TOP 3… 2… 1.💥 Atomic Album Art ☢️ Best Atomic Blast Album Covers of the 1950s 60s & 70s.

by Thelen Creative
   

     

 

 

 

 

 

 

      Keeping with the #Oppenheimer vibe, I recently pulled a handful of albums from our record collection with #albumArt featuring atomic #explosions. Bellow are three #atomic classics representing the best of the 1950s, 60s, and 70s.

#3 - Jefferson Airplane, Crown of Creation (1968) -The cloud on the cover is not the only mushroom-influenced element of this psychedelic album on Victor RCA by San Francisco’s preeminent acid rock band, Jefferson Airplane. The cover image has often been misattributed to the Hiroshima bombing (including on the album credits). The front image photo was taken at a series of atomic tests held in the Nevada desert during the summer and fall of 1957, known as “Operation Plumbbob.” The specific image used for the album was from the “Fizeau” detention in September and was provided by the United States Air Force. A psychedelic photo of the Jefferson Airplane is fittingly superimposed onto the mushroom cloud high off the ground. The album was released in August of 1968 at the height of the Vietnam War and two months after the assignation of presidential hopeful Robert F. Kennedy, Sr.
#2 - KISS, The Originals (1976) - Nothing says rock and roll like a nuclear blast. No other band is known for their explosions and pyrotechnics like the rock group KISS. The cover of their 1976 three-vinyl album The Originals features the faces of the four group members transposed within an image of a nuclear explosion. The album combined KISS’s first three studio albums and was prophetically promoted as “the albums that touched off a Rock & Roll explosion.” Casablanca Records had just released KISS’s now famed Destroyer album four months prior, and when The Originals hit record store bins, the band’s status as rock and roll stars exploded.

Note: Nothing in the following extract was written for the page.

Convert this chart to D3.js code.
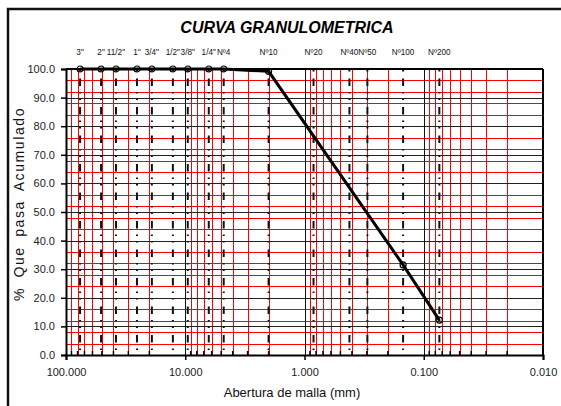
<!DOCTYPE html>
<html>
<head>
<meta charset="utf-8">
<script src="https://cdn.jsdelivr.net/npm/d3@7"></script>
<style>
  html, body { margin: 0; padding: 0; background: #fff; }
  svg { display: block; }
</style>
</head>
<body>
<div id="chart"></div>
<script>
// sieve names, openings (mm) and % passing
const sieveLabels = ['3"', '2"', '11/2"', '1"', '3/4"', '1/2"', '3/8"', '1/4"', 'Nº4', 'Nº10', 'Nº20', 'Nº40', 'Nº50', 'Nº100', 'Nº200']
const sieveOpenings = [76.2, 50.8, 38.1, 25.4, 19.05, 12.7, 9.525, 6.35, 4.76, 2.0, 0.84, 0.42, 0.297, 0.149, 0.074]
const percentPassing = [100, 100, 100, 100, 100, 100, 100, 100, 100, 99.2, null, null, null, 31.5, 12.2]
const xTicks = [100, 10, 1, 0.1, 0.01]
const yTicks = [0, 10, 20, 30, 40, 50, 60, 70, 80, 90, 100]
const yMinorGrid = [4, 8, 12, 16, 24, 28, 32, 36, 44, 48, 52, 56, 64, 68, 72, 76, 84, 88, 92, 96]

const width = 561
const height = 406
const margin = { top: 69, right: 18, bottom: 51, left: 66 }
const innerWidth = width - margin.left - margin.right
const innerHeight = height - margin.top - margin.bottom
const font = '"Liberation Sans", Arial, sans-serif'

const svg = d3.select('#chart')
  .append('svg')
  .attr('width', width)
  .attr('height', height)
  .style('font-family', font)

// outer frame (cropped on right / bottom)
svg.append('rect')
  .attr('x', 8).attr('y', 9)
  .attr('width', 700).attr('height', 600)
  .attr('fill', '#fff')
  .attr('stroke', '#111')
  .attr('stroke-width', 2.5)

const x = d3.scaleLog().domain([100, 0.01]).range([0, innerWidth])
const y = d3.scaleLinear().domain([0, 100]).range([innerHeight, 0])

const g = svg.append('g').attr('transform', `translate(${margin.left},${margin.top})`)

// minor log values (2..9 in each decade)
const minorX = []
xTicks.slice(1).forEach(base => {
  for (let k = 2; k <= 9; k++) minorX.push(base * k)
})

// red grid
g.append('g').selectAll('line').data(minorX).join('line')
  .attr('x1', d => Math.round(x(d)) + 0.5).attr('x2', d => Math.round(x(d)) + 0.5)
  .attr('y1', 0).attr('y2', innerHeight)
  .attr('stroke', '#ff0000').attr('stroke-width', 1)

g.append('g').selectAll('line').data(yMinorGrid).join('line')
  .attr('x1', 0).attr('x2', innerWidth)
  .attr('y1', d => Math.round(y(d)) + 0.5).attr('y2', d => Math.round(y(d)) + 0.5)
  .attr('stroke', '#ff0000').attr('stroke-width', 1)

// black major grid
g.append('g').selectAll('line').data(yTicks.slice(1, -1)).join('line')
  .attr('x1', 0).attr('x2', innerWidth)
  .attr('y1', d => Math.round(y(d)) + 0.5).attr('y2', d => Math.round(y(d)) + 0.5)
  .attr('stroke', '#222').attr('stroke-width', 1)

g.append('g').selectAll('line').data(xTicks.slice(1, -1)).join('line')
  .attr('x1', d => Math.round(x(d)) + 0.5).attr('x2', d => Math.round(x(d)) + 0.5)
  .attr('y1', 0).attr('y2', innerHeight)
  .attr('stroke', '#111').attr('stroke-width', 1)

// sieve lines, long dash - dot - dot
g.append('g').selectAll('line').data(sieveOpenings).join('line')
  .attr('x1', d => x(d)).attr('x2', d => x(d))
  .attr('y1', 0).attr('y2', innerHeight)
  .attr('stroke', '#111').attr('stroke-width', 2)
  .attr('stroke-dasharray', '7.5 6 1.5 5 1.5 7')
  .attr('stroke-dashoffset', -9.5)

// sieve names on top
g.append('g').selectAll('text').data(sieveLabels).join('text')
  .attr('x', (d, i) => x(sieveOpenings[i]))
  .attr('y', -14)
  .attr('text-anchor', 'middle')
  .attr('font-size', 8.2)
  .attr('fill', '#111')
  .text(d => d)

// axes
const yAxis = d3.axisLeft(y).tickValues(yTicks).tickFormat(d3.format('.1f')).tickSize(5).tickPadding(6)
const yg = g.append('g').call(yAxis)
yg.select('.domain').attr('stroke', '#000').attr('stroke-width', 2)
yg.selectAll('.tick line').attr('stroke', '#000').attr('stroke-width', 1.5)
yg.selectAll('text').attr('font-size', 11).attr('fill', '#222').style('font-family', font)

const xAxis = d3.axisBottom(x).tickValues(xTicks).tickFormat(d3.format('.3f')).tickSize(5).tickPadding(8)
const xg = g.append('g').attr('transform', `translate(0,${innerHeight})`).call(xAxis)
xg.select('.domain').attr('stroke', '#000').attr('stroke-width', 2)
xg.selectAll('.tick line').attr('stroke', '#000').attr('stroke-width', 1.5)
xg.selectAll('text').attr('font-size', 11).attr('fill', '#222').style('font-family', font)

// minor inward ticks on x axis
g.append('g').selectAll('line').data(minorX).join('line')
  .attr('x1', d => x(d)).attr('x2', d => x(d))
  .attr('y1', innerHeight).attr('y2', innerHeight - 4)
  .attr('stroke', '#000').attr('stroke-width', 1.5)

// plot frame top / right
g.append('line')
  .attr('x1', 0).attr('x2', innerWidth).attr('y1', 0).attr('y2', 0)
  .attr('stroke', '#000').attr('stroke-width', 2)
g.append('line')
  .attr('x1', innerWidth).attr('x2', innerWidth).attr('y1', 0).attr('y2', innerHeight)
  .attr('stroke', '#000').attr('stroke-width', 2)

// curve
const points = sieveOpenings
  .map((d, i) => ({ size: d, value: percentPassing[i] }))
  .filter(d => d.value != null)

g.append('path')
  .datum(points)
  .attr('d', d3.line().x(d => x(d.size)).y(d => y(d.value)))
  .attr('fill', 'none')
  .attr('stroke', '#000')
  .attr('stroke-width', 3)

g.append('g').selectAll('circle').data(points).join('circle')
  .attr('cx', d => x(d.size))
  .attr('cy', d => y(d.value))
  .attr('r', 3)
  .attr('fill', 'none')
  .attr('stroke', '#000')
  .attr('stroke-width', 1.2)

// titles
svg.append('text')
  .attr('x', 287).attr('y', 33)
  .attr('text-anchor', 'middle')
  .attr('font-size', 16)
  .attr('font-weight', 'bold')
  .attr('font-style', 'italic')
  .attr('fill', '#000')
  .text('CURVA GRANULOMETRICA')

svg.append('text')
  .attr('x', 292).attr('y', 397)
  .attr('text-anchor', 'middle')
  .attr('font-size', 13)
  .attr('fill', '#111')
  .text('Abertura de malla (mm)')

svg.append('text')
  .attr('transform', 'translate(24,204) rotate(-90)')
  .attr('text-anchor', 'middle')
  .attr('font-size', 14)
  .attr('letter-spacing', 1.6)
  .attr('word-spacing', 4)
  .attr('fill', '#111')
  .text('% Que pasa Acumulado')
</script>
</body>
</html>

#1 - Count Basie, Basie (1958) - Released in March of 1958 on Roulette Records by the King of Swing, this album is as great as the brilliance of its’ cover. Influenced by the period, the album cover photo was also taken at the atomic test “Operation Plumbbob” held in the Nevada desert during the summer of 1957. A true atomic age recording! This album was Basie’s third studio release as a solo artist and is known by three different titles; Basie, The Atomic Mr. Basie, and the stereo release version E=MC2. The album itself ranks in the top 25 of the 1950s greatest overall and is a must-have for any atomic record collection.